Clothing and homewares retailer Next (NXT) rallies 4.3% to £43.57 after reporting a surprise rise in Christmas sales, confounding fears over dire festive trading. The high street bellwether’s resilient Christmas showing is admirable given how bad November was for the sector.
Shares in rivals Marks & Spencer (MKS), Primark-owner Associated British Foods (ABF), Debenhams (DEB), ASOS (ASC:AIM) and Superdry (SDRY) are also spinning higher on the positive read-across.
AN ADMIRABLE FESTIVE SHOWING
Traditionally the first major listed retailer to update on Christmas trading, Next says full price sales between Sunday 28 October and Saturday 29 December rose 1.5% year-on-year, bang in line with the guidance given in September.
Encouragingly, strong sales in the three weeks prior to Christmas, combined with a good half-term holiday week at the end of October, made up for disappointing sales in a difficult November.
Continuing the long-standing trend, online provided the growth for Next over the peak selling period, with sales shooting up 15.2%.
Unsurprisingly, Next’s retail business suffered alongside the rest of the structurally challenged high street, its sales declining by 9.2%.
WHY NEXT IS A 2019 PICK
Retailers are facing a perfect storm of rising costs, channel shift online and Brexit-induced consumer uncertainty and the Christmas run-up was tough amid a fall in consumer confidence and a flurry of margin-crimping discounts.
Even web-based fashion phenomenon ASOS issued a punishing pre-Christmas profit warning, hammering shares across the sector.
Nevertheless, Shares selected high-quality retail name Next as one of our 2019 picks in the belief management, headed by estimable CEO Simon Wolfson (pictured below), can navigate the tricky high street backdrop.
MILDEST OF PROFIT WARNINGS
Removing some of the gloss from a robust festive performance is Next’s full year pre-tax profit guidance, which is reduced by a modest 0.6% from £727m to £723m.
The expected £4m profits shortfall for the year to January 2019 reflects the increased costs associated with higher online sales, as well as bumper sales of seasonal personalised gifts and beauty products.
These generate lower margins than the clothing ranges upon which Next relies for the bulk of sales.
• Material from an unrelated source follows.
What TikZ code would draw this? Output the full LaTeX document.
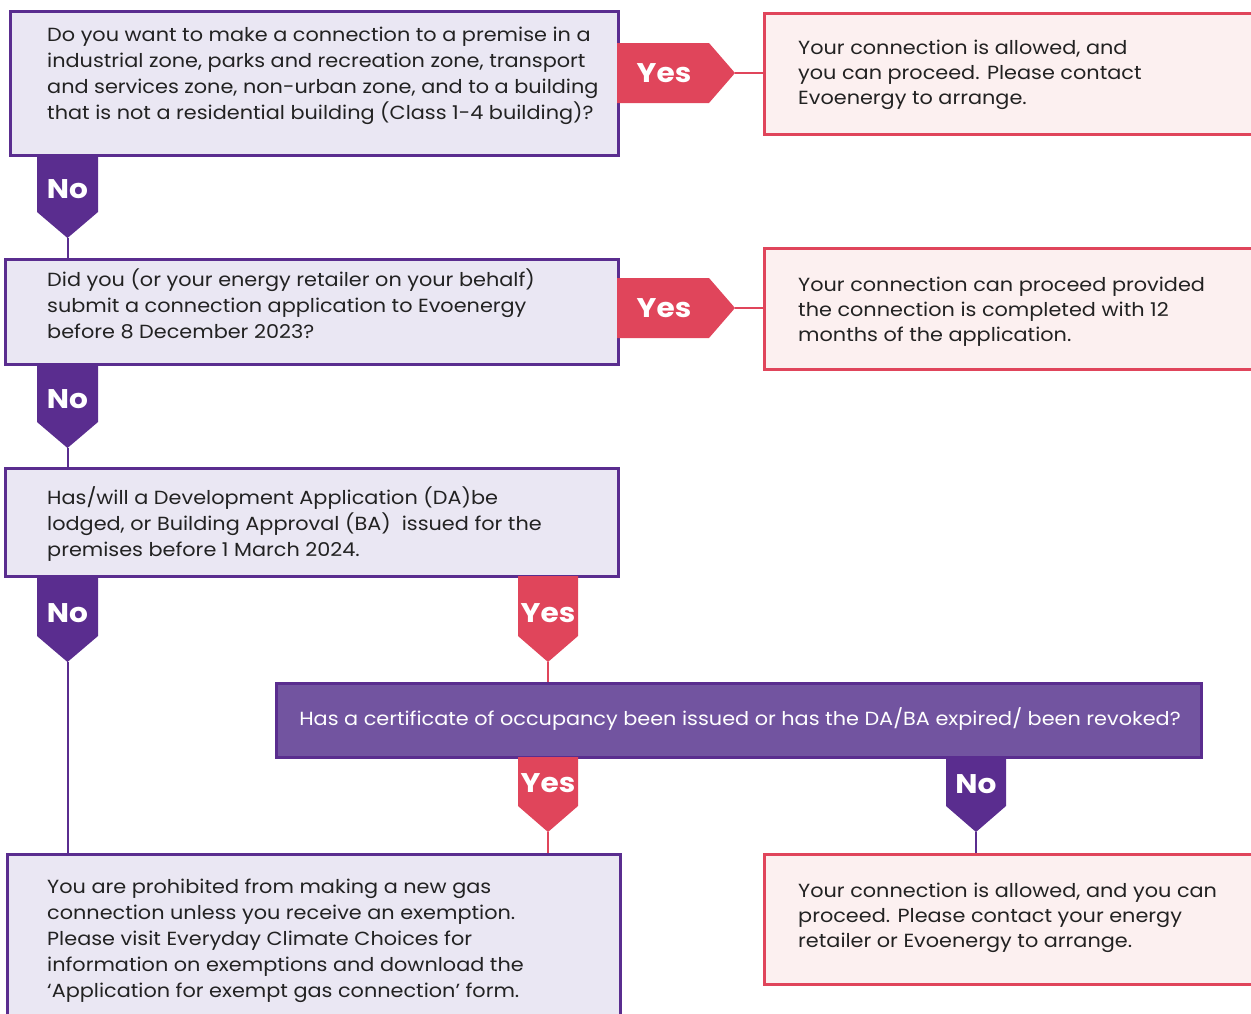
\documentclass[tikz,border=0pt]{standalone}
\usepackage{fontspec}
\setmainfont{Poppins}[FakeStretch=1.095]
\definecolor{pur}{HTML}{5A2D8F}
\definecolor{lav}{HTML}{EAE7F3}
\definecolor{red}{HTML}{E0455B}
\definecolor{pinkf}{HTML}{FCF0F0}
\definecolor{purf}{HTML}{7254A0}
\definecolor{ink}{HTML}{222222}
\tikzset{
  lavbox/.style={draw=pur, fill=lav, line width=2.5pt, inner sep=0pt, anchor=north west},
  pinkbox/.style={draw=red, fill=pinkf, line width=2.5pt, inner sep=0pt, anchor=north west},
  purbox/.style={draw=pur, fill=purf, line width=2.5pt, inner sep=0pt, anchor=north west},
  body/.style={text=ink, align=left, anchor=west, inner sep=0pt, font=\fontsize{19}{26}\selectfont},
  pbody/.style={text=ink, align=left, anchor=west, inner sep=0pt, font=\fontsize{19}{25}\selectfont},
  tagtext/.style={text=white, inner sep=0pt, font=\fontsize{27}{30}\selectfont\bfseries},
  redline/.style={draw=red, line width=2pt},
  purline/.style={draw=pur, line width=2pt},
}
\begin{document}
\begin{tikzpicture}[x=1pt,y=-1pt]
\useasboundingbox (0,0) rectangle (1251,1013);
\clip (0,0) rectangle (1251,1013);
% boxes
\node[lavbox, minimum width=608pt, minimum height=144pt] (q1) at (9,10) {};
\node[lavbox, minimum width=613pt, minimum height=105pt] (q2) at (4,258) {};
\node[lavbox, minimum width=613pt, minimum height=108pt] (q3) at (4,467) {};
\node[purbox, minimum width=925pt, minimum height=74pt] (q4) at (275,682) {};
\node[lavbox, minimum width=613pt, minimum height=180pt] (r5) at (6,853) {};
\node[pinkbox, minimum width=520pt, minimum height=121pt] (r1) at (763,12) {};
\node[pinkbox, minimum width=520pt, minimum height=121pt] (r2) at (763,247) {};
\node[pinkbox, minimum width=520pt, minimum height=130pt] (r3) at (763,853) {};
% texts
\node[body] (t1) at (47,76) {Do you want to make a connection to a premise in a\\industrial zone, parks and recreation zone, transport\\and services zone, non-urban zone, and to a building\\that is not a residential building (Class 1-4 building)?};
\node[body] (t2) at (47,304) {Did you (or your energy retailer on your behalf)\\submit a connection application to Evoenergy\\before 8 December 2023?};
\node[body] (t3) at (47,524) {Has/will a Development Application (DA)be\\lodged, or Building Approval (BA)\ \ issued for the\\premises before 1 March 2024.};
\node[body, text=white, anchor=center] (t4) at (740,719) {Has a certificate of occupancy been issued or has the DA/BA expired/ been revoked?};
\node[body] (t5) at (47,941) {You are prohibited from making a new gas\\connection unless you receive an exemption.\\Please visit Everyday Climate Choices for\\information on exemptions and download the\\‘Application for exempt gas connection’ form.};
\node[pbody] (p1) at (798,75) {Your connection is allowed, and\\you can proceed. Please contact\\Evoenergy to arrange.};
\node[pbody] (p2) at (798,312) {Your connection can proceed provided\\the connection is completed with 12\\months of the application.};
\node[pbody] (p3) at (798,918) {Your connection is allowed, and you can\\proceed. Please contact your energy\\retailer or Evoenergy to arrange.};
% right tags
\fill[red] (617,43) -- (709,43) -- (735,73) -- (709,103) -- (617,103) -- cycle;
\coordinate (y1tip) at (735,73);
\node[tagtext] (y1) at (664,73) {Yes};
\fill[red] (617,278) -- (709,278) -- (735,308) -- (709,338) -- (617,338) -- cycle;
\coordinate (y2tip) at (735,308);
\node[tagtext] (y2) at (664,308) {Yes};
% down tags
\fill[pur] (37,155) -- (98,155) -- (98,212) -- (67.5,238) -- (37,212) -- cycle;
\coordinate (n1tip) at (67.5,238);
\node[tagtext] (n1) at (67.5,189) {No};
\fill[pur] (37,364) -- (98,364) -- (98,422) -- (67.5,448) -- (37,422) -- cycle;
\coordinate (n2tip) at (67.5,448);
\node[tagtext] (n2) at (67.5,399) {No};
\fill[pur] (37,576) -- (98,576) -- (98,636) -- (67.5,662) -- (37,636) -- cycle;
\coordinate (n3tip) at (67.5,662);
\node[tagtext] (n3) at (67.5,613) {No};
\fill[red] (518,576) -- (578,576) -- (578,636) -- (548,662) -- (518,636) -- cycle;
\coordinate (y3tip) at (548,662);
\node[tagtext] (y3) at (548,613) {Yes};
\fill[red] (518,757) -- (578,757) -- (578,806) -- (548,832) -- (518,806) -- cycle;
\coordinate (y4tip) at (548,832);
\node[tagtext] (y4) at (548,783) {Yes};
\fill[pur] (946,757) -- (1006,757) -- (1006,806) -- (976,832) -- (946,806) -- cycle;
\coordinate (n4tip) at (976,832);
\node[tagtext] (n4) at (976,784) {No};
% connectors
\draw[redline] (y1tip) -- (y1tip -| r1.west);
\draw[redline] (y2tip) -- (y2tip -| r2.west);
\draw[purline] (n1tip) -- (n1tip |- q2.north);
\draw[purline] (n2tip) -- (n2tip |- q3.north);
\draw[purline] (n3tip) -- (n3tip |- r5.north);
\draw[redline] (y3tip) -- (y3tip |- q4.north);
\draw[redline] (y4tip) -- (y4tip |- r5.north);
\draw[purline] (n4tip) -- (n4tip |- r3.north);
\end{tikzpicture}
\end{document}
Annual full price sales growth guidance of 3.2% is left unchanged.
UNCERTAINTY REMAINS
However, turning to next year, Next forecasts full price sales growth slowing to 1.7%, implying a modest 1% year-on-year pre-tax profit decline to £715m.
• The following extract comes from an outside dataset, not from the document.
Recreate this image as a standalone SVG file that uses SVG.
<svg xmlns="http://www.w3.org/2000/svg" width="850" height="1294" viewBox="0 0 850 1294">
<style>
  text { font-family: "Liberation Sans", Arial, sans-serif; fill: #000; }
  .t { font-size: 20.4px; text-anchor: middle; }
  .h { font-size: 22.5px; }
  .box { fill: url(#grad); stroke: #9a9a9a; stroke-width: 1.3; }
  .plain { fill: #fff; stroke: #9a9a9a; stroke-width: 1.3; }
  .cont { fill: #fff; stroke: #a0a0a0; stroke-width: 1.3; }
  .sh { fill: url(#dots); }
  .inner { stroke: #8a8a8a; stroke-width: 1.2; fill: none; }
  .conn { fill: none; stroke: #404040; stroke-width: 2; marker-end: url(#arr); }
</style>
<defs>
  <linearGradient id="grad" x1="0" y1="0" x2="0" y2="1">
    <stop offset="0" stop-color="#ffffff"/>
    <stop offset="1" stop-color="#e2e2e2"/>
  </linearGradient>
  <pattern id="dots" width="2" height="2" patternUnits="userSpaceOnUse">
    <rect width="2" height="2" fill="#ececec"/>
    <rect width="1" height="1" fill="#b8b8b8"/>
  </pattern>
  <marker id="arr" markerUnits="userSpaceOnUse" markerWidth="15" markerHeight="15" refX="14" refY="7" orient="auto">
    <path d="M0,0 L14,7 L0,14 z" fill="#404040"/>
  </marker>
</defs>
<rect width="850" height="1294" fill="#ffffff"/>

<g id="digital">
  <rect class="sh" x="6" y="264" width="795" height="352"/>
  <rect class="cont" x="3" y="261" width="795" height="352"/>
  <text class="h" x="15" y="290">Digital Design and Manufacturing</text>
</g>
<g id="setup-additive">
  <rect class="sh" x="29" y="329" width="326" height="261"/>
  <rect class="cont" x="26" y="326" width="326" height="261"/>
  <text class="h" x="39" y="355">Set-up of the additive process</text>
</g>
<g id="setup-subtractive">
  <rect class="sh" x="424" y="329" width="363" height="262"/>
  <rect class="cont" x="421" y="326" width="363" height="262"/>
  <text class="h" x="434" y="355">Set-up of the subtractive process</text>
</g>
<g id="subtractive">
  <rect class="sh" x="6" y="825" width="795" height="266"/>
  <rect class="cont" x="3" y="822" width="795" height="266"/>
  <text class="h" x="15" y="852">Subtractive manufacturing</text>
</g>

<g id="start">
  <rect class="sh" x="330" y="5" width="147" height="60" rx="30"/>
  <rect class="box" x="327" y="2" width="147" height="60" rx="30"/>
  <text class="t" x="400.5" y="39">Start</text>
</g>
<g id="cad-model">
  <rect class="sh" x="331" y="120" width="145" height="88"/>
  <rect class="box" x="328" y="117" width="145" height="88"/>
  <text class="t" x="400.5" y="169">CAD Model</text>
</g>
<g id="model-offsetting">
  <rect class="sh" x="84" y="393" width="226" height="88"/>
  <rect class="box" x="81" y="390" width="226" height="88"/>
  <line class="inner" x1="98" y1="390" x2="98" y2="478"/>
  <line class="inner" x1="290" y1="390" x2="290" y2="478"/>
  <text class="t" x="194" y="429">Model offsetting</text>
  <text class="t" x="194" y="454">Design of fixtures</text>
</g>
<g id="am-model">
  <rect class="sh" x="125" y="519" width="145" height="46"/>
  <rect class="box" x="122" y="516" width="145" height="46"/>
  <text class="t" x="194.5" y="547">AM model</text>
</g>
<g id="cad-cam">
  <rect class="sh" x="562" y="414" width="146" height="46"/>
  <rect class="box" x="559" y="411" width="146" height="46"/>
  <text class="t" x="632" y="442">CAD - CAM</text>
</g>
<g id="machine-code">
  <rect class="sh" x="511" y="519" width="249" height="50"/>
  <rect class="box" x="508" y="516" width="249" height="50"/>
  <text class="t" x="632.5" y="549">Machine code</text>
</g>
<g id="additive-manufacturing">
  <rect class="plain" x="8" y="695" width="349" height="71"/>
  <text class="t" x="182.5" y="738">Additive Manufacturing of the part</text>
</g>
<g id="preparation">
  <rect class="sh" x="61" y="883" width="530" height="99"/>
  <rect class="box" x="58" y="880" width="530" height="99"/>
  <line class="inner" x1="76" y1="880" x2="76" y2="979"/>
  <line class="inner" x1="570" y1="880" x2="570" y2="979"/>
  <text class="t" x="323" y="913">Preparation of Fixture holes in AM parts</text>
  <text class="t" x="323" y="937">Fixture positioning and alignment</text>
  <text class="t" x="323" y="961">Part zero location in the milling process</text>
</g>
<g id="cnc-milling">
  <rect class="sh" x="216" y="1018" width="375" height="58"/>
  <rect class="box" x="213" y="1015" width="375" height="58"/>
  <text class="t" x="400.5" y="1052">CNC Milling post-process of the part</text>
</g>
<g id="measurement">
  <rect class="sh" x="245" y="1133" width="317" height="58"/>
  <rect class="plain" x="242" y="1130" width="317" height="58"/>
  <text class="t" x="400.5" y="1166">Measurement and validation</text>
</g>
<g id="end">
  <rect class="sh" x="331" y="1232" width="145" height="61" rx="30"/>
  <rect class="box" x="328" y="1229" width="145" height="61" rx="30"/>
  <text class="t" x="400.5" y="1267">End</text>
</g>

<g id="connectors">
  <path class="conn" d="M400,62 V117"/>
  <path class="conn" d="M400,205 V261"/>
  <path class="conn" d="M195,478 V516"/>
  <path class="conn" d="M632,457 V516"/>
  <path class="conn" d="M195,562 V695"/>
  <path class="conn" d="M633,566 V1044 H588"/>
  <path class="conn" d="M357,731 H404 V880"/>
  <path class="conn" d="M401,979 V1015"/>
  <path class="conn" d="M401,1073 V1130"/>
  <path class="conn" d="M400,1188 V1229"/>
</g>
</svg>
‘In the year ahead, we are assuming a similar economic environment as that experienced in the second half of the current year,’ says Next. ‘Within this guidance, we expect retail sales to be down 8.5% and online sales to be up +11%. Any sales forecast made in January comes with a high degree of uncertainty.
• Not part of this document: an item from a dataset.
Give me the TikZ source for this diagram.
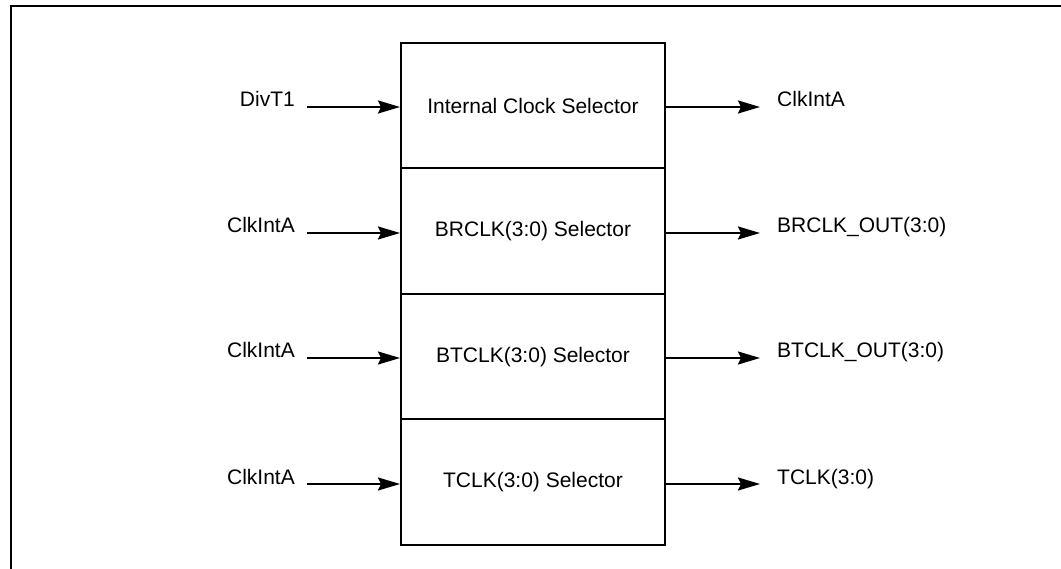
\documentclass[tikz,border=0pt]{standalone}
\usepackage{fontspec}
\setmainfont{Liberation Sans}
\usetikzlibrary{arrows.meta}
\begin{document}
\begin{tikzpicture}[x=1pt,y=-1pt,
  rowbox/.style={draw, line width=2pt, minimum width=264pt, minimum height=125.5pt, inner sep=0pt, font=\fontsize{21}{25}\selectfont},
  lab/.style={inner sep=0pt, font=\fontsize{21}{25}\selectfont},
  arr/.style={line width=2pt, -{Stealth[length=22pt,width=13pt,inset=3pt]}}]
\useasboundingbox (0,0) rectangle (1061,569);
\draw[line width=2.5pt] (1061,6) -- (11,6) -- (11,569);
% selector rows
\node[rowbox] (r1) at (533,105.6) {Internal Clock Selector};
\node[rowbox] (r2) at (533,231.1) {BRCLK(3:0) Selector};
\node[rowbox] (r3) at (533,356.6) {BTCLK(3:0) Selector};
\node[rowbox] (r4) at (533,482.1) {TCLK(3:0) Selector};
% input side
\foreach \i/\y/\t in {1/107/DivT1, 2/233/ClkIntA, 3/358/ClkIntA, 4/484/ClkIntA}{
  \coordinate (a\i) at (307,\y);
  \node[lab, anchor=base east] (l\i) at (295,\y) {\t};
  \draw[arr] (a\i) -- (a\i -| r\i.west);
}
% output side
\foreach \i/\y/\t in {1/107/ClkIntA, 2/233/BRCLK\_OUT(3:0), 3/358/BTCLK\_OUT(3:0), 4/484/TCLK(3:0)}{
  \coordinate (b\i) at (760,\y);
  \node[lab, anchor=base west] (o\i) at (777,\y) {\t};
  \draw[arr] (b\i -| r\i.east) -- (b\i);
}
\end{tikzpicture}
\end{document}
'This year's uncertainty around the performance of the UK economy after Brexit makes forecasting particularly difficult. We have not factored into our sales estimates the potential benefits of a smooth transition or the downsides of a disorderly Brexit.’
Given Next’s copious cash generation, the board has reinstated the share buyback programme of £300m for full year 2019/20.
Russ Mould, investment director at AJ Bell, comments:
‘Retail is currently about survival of the fittest and Next is certainly looking like one of the healthiest in its pack. A decade ago, Next reporting a 9.2% drop in high street sales would have been disastrous. Yet today no-one will be surprised by such a performance as it reflects a structural change in how we shop for goods.
‘The fact that Next has barely changed its earnings guidance despite high street gloom is deemed a major success by investors, hence why its share price has shot up on the news.’
Shore Capital analysts Greg Lawless and Clive Black note that ‘given the macro economic environment and difficult clothing market through the Autumn, management should be applauded for such a credible trading update'.
‘Full price sales are in line with expectations and pre-tax profit guidance has been nudged down, which we think is an excellent performance considering how bad November was for the sector and the scale of the downgrades we have seen elsewhere in fashion and clothing,’ adds broker Liberum Capital.